Your copy should hold exactly the lines from the one containing "Emit a Python" to the one containing "W, H, DPI = 1769, 1031, 100", inclusive, with no pictures.
───
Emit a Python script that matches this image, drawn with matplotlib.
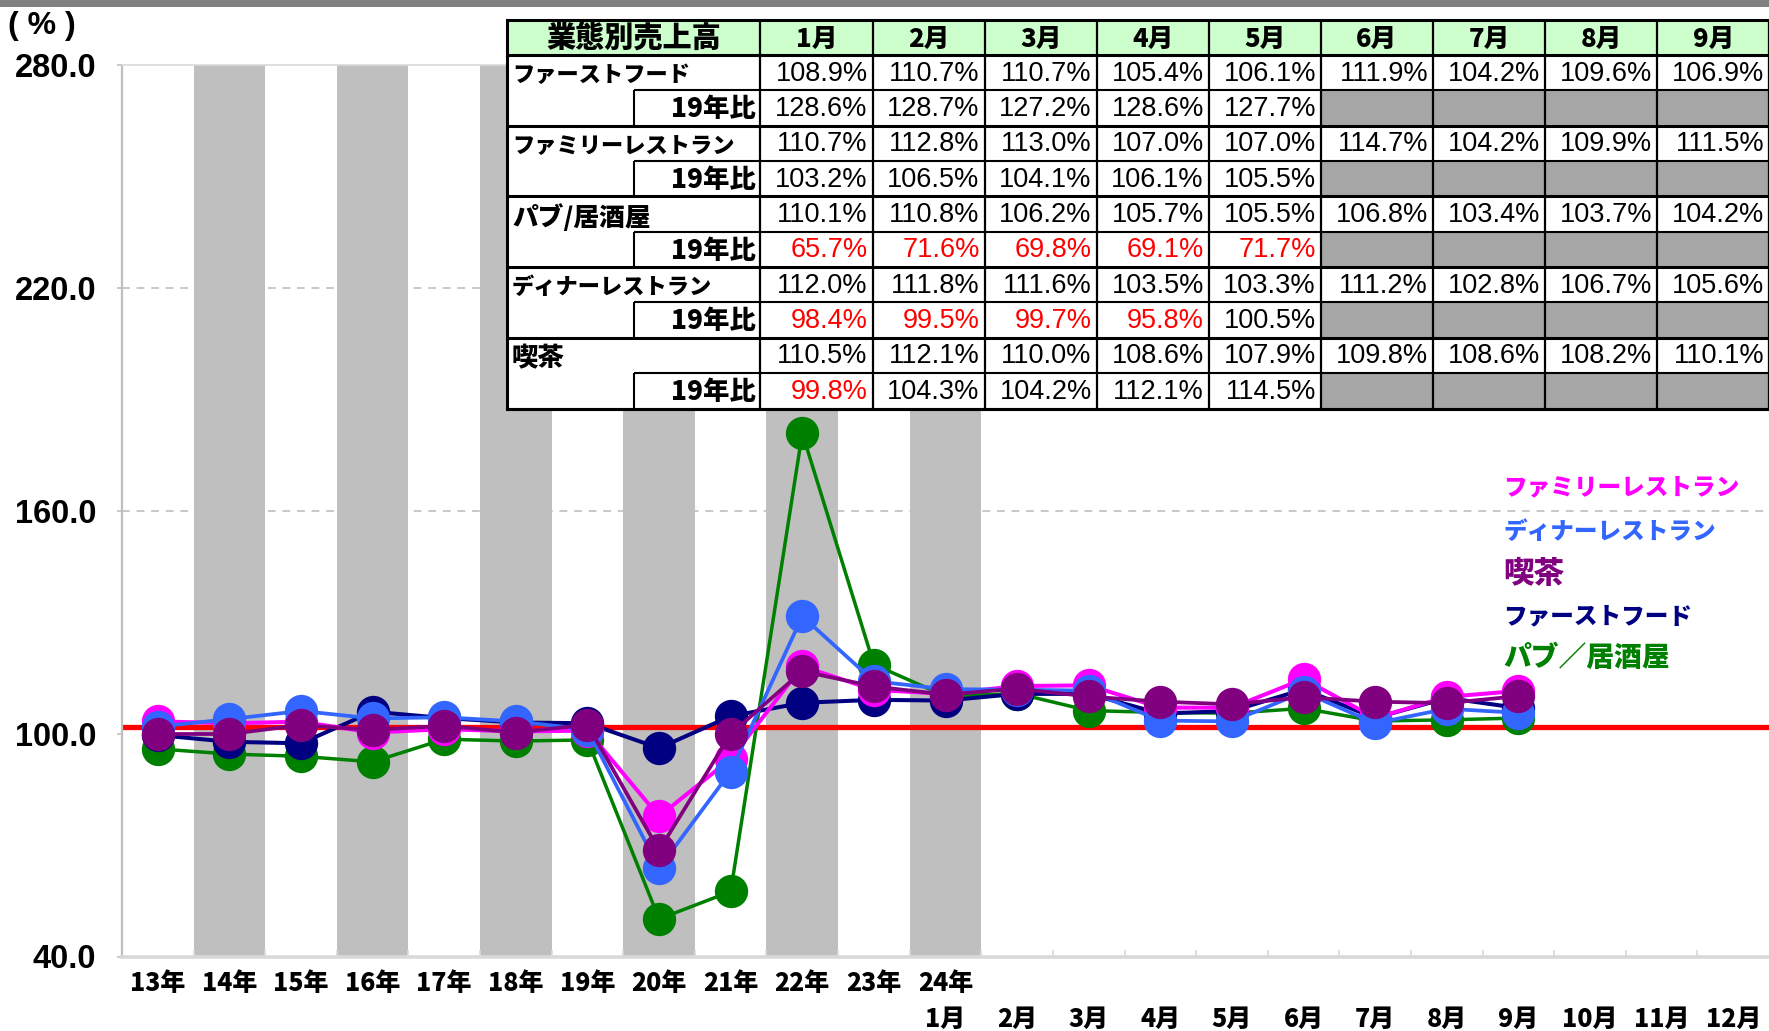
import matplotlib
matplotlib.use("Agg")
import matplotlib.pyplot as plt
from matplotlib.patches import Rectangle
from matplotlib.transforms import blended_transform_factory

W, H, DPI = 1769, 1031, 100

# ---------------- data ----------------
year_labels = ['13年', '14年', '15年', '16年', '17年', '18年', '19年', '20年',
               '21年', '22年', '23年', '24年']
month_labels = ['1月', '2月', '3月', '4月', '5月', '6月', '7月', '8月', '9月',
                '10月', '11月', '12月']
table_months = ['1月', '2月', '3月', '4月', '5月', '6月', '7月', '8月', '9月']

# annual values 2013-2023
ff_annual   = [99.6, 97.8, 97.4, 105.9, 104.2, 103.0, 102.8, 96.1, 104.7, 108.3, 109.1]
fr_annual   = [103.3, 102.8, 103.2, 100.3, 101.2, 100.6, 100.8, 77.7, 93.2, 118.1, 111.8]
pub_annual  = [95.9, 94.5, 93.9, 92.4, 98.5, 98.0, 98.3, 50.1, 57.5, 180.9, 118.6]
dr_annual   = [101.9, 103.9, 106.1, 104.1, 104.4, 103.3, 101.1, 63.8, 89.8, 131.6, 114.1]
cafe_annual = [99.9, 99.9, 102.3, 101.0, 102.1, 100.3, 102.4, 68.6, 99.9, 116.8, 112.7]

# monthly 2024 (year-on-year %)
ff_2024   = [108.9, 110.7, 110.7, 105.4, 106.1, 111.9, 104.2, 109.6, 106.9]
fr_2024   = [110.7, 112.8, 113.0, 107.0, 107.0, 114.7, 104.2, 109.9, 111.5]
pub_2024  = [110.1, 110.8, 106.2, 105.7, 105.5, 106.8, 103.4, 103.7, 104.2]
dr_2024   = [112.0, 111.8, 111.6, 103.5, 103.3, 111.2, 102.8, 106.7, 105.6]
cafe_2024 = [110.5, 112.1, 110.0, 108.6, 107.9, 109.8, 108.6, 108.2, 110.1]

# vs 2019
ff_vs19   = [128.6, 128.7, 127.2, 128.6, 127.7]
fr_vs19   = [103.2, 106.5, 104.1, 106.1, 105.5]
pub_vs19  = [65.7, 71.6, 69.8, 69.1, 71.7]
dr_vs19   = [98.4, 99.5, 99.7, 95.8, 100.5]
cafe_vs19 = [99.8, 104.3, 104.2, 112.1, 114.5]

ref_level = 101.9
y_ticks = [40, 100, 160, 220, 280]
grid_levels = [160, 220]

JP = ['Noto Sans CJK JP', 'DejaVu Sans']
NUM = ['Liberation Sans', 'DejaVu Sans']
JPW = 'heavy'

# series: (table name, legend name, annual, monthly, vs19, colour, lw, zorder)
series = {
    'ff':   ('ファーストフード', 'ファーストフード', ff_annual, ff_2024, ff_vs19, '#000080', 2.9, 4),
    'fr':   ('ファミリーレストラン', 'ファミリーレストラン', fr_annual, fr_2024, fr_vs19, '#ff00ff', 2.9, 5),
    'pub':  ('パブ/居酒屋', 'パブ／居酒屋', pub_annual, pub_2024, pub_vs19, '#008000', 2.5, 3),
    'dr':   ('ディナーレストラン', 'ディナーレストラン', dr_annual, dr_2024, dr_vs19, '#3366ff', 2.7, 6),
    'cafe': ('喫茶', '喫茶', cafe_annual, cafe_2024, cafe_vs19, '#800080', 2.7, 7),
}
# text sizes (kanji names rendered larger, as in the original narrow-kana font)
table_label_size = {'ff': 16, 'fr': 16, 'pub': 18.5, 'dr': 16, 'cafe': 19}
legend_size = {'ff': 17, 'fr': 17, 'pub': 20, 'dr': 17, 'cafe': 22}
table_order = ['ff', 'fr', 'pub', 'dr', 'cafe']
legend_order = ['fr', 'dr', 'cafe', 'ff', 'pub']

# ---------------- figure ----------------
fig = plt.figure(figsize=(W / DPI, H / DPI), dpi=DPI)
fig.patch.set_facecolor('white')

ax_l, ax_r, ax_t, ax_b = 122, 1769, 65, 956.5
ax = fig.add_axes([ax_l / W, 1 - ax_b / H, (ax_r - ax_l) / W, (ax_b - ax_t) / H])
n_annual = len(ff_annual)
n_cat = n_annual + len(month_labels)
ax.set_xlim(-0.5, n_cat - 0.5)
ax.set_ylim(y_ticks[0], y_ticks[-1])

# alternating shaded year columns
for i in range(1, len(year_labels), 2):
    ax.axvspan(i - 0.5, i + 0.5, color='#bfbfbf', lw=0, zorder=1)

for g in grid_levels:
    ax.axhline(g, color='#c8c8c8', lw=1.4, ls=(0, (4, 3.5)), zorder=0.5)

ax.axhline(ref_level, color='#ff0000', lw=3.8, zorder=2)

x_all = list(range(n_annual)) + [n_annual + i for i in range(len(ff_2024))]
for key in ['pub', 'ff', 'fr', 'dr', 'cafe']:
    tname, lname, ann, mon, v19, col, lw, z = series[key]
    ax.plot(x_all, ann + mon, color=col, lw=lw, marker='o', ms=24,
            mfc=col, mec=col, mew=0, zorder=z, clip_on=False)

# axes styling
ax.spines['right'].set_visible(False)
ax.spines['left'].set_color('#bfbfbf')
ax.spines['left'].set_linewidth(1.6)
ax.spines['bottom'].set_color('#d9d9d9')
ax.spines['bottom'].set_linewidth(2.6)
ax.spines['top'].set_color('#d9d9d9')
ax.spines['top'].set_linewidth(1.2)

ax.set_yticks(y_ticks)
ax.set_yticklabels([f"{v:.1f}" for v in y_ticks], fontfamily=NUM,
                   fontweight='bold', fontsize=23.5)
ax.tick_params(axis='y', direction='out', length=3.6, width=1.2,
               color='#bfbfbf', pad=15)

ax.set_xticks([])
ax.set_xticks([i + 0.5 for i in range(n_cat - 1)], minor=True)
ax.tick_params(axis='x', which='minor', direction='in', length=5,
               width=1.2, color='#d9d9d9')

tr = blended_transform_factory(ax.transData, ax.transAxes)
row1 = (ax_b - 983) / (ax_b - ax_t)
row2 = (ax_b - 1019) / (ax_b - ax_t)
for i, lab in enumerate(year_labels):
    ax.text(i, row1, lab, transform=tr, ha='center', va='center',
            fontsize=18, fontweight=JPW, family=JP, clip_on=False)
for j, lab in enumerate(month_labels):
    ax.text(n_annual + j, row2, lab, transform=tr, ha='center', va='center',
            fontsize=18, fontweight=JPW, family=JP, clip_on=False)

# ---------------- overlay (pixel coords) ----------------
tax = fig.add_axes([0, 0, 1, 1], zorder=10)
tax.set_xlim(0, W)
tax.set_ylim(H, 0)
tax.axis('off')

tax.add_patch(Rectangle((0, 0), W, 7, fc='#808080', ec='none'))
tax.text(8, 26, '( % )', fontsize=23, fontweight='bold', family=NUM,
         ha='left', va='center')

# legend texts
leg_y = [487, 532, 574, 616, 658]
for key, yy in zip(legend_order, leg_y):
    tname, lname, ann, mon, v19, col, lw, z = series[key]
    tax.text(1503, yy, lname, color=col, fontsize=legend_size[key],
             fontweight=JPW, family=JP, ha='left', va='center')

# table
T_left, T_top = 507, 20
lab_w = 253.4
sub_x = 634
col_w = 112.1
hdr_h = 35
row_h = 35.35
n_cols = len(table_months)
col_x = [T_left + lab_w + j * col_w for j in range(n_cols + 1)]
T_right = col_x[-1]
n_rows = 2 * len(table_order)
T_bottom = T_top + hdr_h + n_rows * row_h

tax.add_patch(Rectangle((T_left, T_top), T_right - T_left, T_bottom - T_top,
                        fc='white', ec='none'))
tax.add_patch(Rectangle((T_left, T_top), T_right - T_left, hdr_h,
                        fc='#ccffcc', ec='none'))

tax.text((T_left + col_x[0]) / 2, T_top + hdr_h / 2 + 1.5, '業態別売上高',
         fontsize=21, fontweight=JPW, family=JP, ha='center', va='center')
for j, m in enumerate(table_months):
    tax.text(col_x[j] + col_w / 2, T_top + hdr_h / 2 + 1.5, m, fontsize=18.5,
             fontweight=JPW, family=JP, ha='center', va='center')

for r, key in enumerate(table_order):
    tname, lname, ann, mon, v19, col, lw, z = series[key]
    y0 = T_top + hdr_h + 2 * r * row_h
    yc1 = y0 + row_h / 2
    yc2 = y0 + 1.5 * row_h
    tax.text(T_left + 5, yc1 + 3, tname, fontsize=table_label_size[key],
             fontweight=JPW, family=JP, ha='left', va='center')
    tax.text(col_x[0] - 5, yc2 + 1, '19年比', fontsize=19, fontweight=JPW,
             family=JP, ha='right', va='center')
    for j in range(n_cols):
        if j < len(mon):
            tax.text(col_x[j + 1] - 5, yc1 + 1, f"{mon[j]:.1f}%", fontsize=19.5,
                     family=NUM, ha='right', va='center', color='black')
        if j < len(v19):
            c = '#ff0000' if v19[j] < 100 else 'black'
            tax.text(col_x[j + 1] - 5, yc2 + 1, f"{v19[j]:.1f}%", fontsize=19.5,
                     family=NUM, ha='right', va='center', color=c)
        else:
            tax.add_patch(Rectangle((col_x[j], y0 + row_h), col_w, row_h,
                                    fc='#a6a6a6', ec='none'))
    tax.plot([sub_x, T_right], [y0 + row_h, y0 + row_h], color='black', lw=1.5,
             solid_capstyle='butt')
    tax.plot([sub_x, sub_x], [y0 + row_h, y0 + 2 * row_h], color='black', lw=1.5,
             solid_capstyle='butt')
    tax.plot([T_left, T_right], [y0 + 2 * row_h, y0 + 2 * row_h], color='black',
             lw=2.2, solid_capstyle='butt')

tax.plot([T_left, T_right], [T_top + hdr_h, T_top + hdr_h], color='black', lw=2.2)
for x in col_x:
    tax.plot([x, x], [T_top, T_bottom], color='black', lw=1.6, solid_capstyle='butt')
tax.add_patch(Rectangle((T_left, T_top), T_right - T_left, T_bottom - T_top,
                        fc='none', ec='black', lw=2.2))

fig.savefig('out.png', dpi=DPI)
───
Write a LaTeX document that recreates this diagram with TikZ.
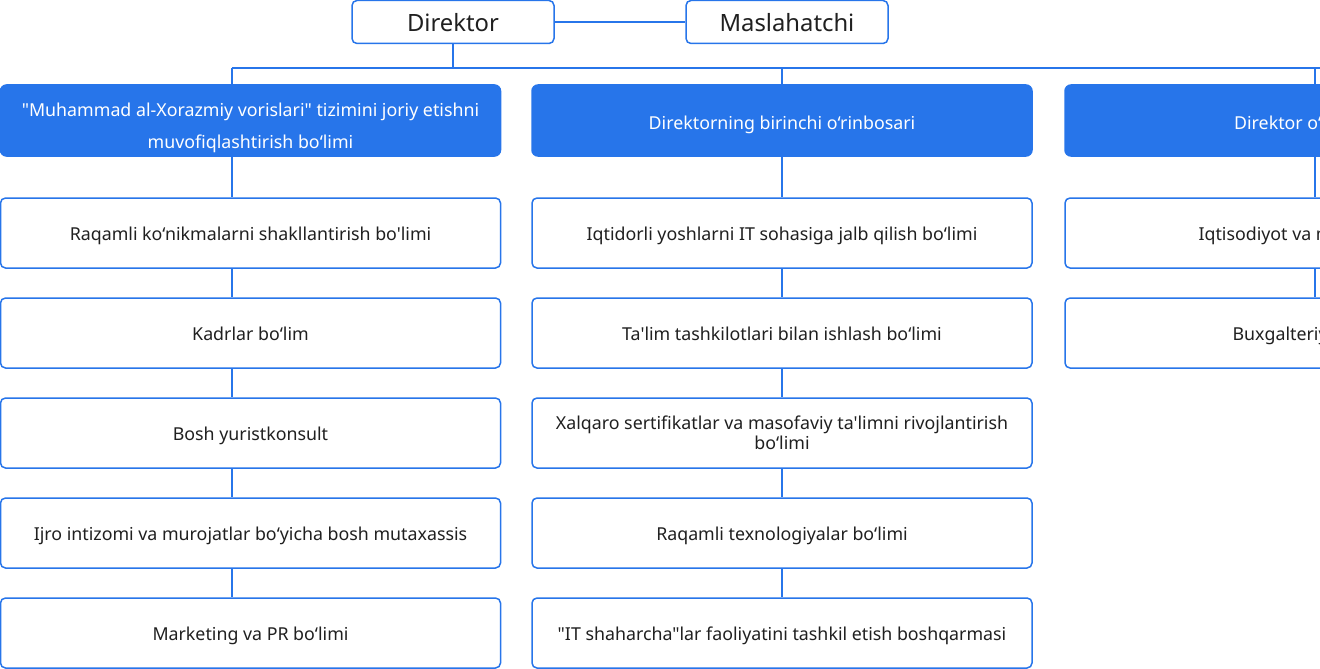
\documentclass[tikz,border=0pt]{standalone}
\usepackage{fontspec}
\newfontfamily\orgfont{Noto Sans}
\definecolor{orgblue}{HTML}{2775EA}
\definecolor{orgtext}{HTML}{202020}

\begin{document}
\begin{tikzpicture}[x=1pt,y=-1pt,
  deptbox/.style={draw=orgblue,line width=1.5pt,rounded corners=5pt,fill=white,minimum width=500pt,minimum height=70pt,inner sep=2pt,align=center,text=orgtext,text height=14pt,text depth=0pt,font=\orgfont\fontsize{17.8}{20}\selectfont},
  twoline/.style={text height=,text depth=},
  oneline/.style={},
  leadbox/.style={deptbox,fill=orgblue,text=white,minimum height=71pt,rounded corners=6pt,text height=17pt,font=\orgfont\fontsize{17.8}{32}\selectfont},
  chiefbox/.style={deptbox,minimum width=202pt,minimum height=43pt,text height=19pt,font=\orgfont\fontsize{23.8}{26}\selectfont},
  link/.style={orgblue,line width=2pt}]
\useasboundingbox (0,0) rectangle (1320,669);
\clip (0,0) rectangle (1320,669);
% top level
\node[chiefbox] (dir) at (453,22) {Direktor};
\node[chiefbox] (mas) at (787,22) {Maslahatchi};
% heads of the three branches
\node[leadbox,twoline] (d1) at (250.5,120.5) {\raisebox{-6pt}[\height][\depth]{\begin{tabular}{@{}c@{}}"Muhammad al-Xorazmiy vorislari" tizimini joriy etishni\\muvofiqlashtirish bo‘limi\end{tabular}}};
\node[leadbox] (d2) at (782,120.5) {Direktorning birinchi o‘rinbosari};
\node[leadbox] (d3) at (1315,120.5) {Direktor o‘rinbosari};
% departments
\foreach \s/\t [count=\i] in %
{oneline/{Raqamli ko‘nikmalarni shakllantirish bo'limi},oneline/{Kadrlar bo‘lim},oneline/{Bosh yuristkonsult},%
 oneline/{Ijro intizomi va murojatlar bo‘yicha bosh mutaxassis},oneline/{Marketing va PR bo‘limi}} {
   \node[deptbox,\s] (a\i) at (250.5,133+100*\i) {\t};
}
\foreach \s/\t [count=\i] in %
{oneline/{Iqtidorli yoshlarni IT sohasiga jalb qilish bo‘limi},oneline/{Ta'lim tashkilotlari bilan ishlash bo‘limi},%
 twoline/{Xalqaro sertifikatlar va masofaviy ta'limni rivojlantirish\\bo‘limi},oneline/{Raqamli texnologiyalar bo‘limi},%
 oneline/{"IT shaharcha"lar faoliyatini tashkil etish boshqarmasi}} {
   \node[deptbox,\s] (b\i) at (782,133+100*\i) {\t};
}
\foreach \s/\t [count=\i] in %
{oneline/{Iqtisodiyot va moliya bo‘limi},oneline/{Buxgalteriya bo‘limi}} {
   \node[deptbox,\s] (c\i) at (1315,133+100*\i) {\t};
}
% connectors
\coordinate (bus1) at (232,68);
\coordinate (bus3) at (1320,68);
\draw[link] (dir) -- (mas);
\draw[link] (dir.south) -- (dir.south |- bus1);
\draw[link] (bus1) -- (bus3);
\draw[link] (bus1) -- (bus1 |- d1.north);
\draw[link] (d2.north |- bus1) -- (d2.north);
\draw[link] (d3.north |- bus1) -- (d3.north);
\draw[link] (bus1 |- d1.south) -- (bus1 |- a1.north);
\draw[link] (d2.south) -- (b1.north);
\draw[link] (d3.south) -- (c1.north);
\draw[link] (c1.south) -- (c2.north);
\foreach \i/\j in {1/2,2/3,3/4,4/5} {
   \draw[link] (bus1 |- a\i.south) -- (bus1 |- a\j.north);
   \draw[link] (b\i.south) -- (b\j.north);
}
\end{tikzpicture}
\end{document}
───
SOLUTION TO THE EXERCISE:
Emit a Python script that matches this image, drawn with matplotlib.
import matplotlib
matplotlib.use("Agg")
import matplotlib.pyplot as plt
from matplotlib.patches import Rectangle
from matplotlib.transforms import blended_transform_factory

W, H, DPI = 1769, 1031, 100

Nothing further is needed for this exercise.